Una questione editoriale
di Sandro Pacioli
 
Abstract
La presenza e diffusione di quelle che per semplicità definiamo «nuove tecnologie» e costituiranno un indicatore importante con cui le case editrici e le industrie dei contenuti dovranno fare i conti. Quasi più dello stesso indice di lettura. Dal più semplice – il numero di persone che utilizzano Internet – a quelli più complessi che prendono in considerazione la presenza (la dotazione) di tecnologie digitali e informatiche nelle famiglie italiane, le situazioni in cui si accede al Web, si effettuano attività di e-Commerce (magari in mobilità), ci si collega a social network (per quanto tempo e per fare che cosa), si Twitta, ecc. Tutte queste attività obbligano a ridisegnare gli stessi prodotti editoriali. Ad esempio se guardiamo a come è cambiato – in un arco relativamente ristretto di anni (dal 2005 al 2011) – l’uso di Internet nella popolazione italiana vediamo chiaramente delineato lo scenario futuro con il quale le industrie dei contenuti dovranno confrontarsi.
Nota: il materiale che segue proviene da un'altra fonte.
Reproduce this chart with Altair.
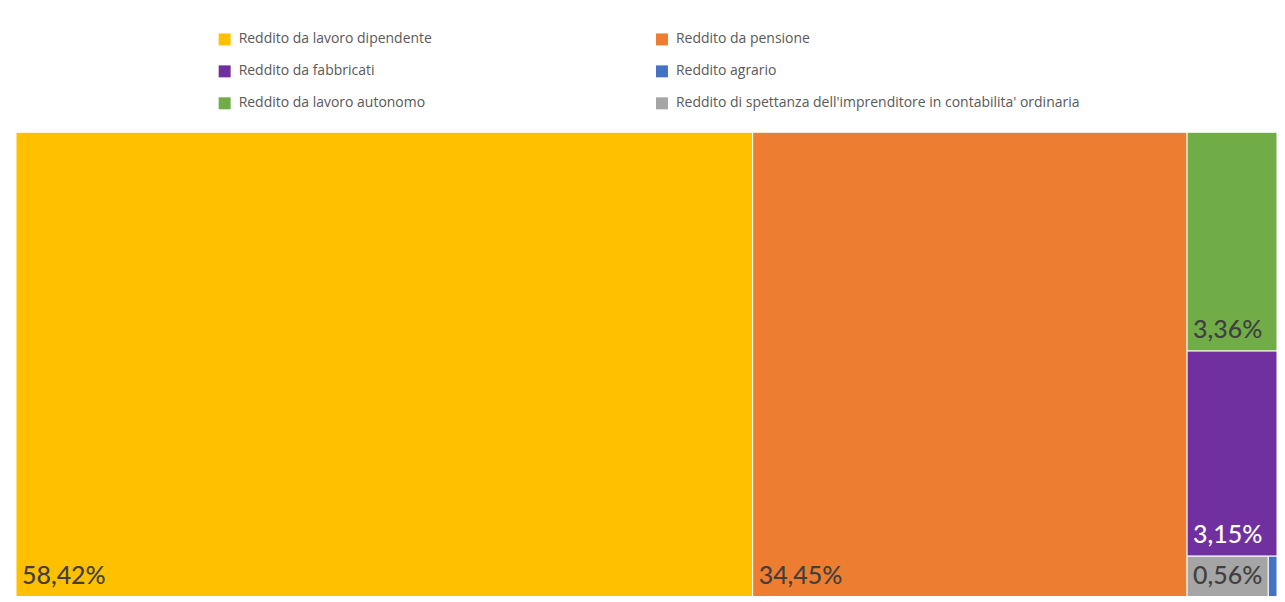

Se nel 2005 era il 31,8% che utilizzava Internet, sei anni dopo questo valore diventa il 51,5%. A questo aspetto «ottimistico» della questione corrisponde però il fatto che solo il 62% delle famiglie italiane dispone di un accesso Internet da casa. La Spagna è al 64%, la Francia al 76%, la Germania all’83%, il Regno Unito raggiunge l’85%. Per non parlare di Olanda (94%), Svezia (91%), Danimarca (90%). E non sembri un semplice discorso «tecnologico». Dietro ci sono competenze e abilità che si sono create, abitudini che aiutano a dare distanze e tempi di future (o presenti) evoluzioni. Anche nelle attività di e-commerce o di lettura di e-book.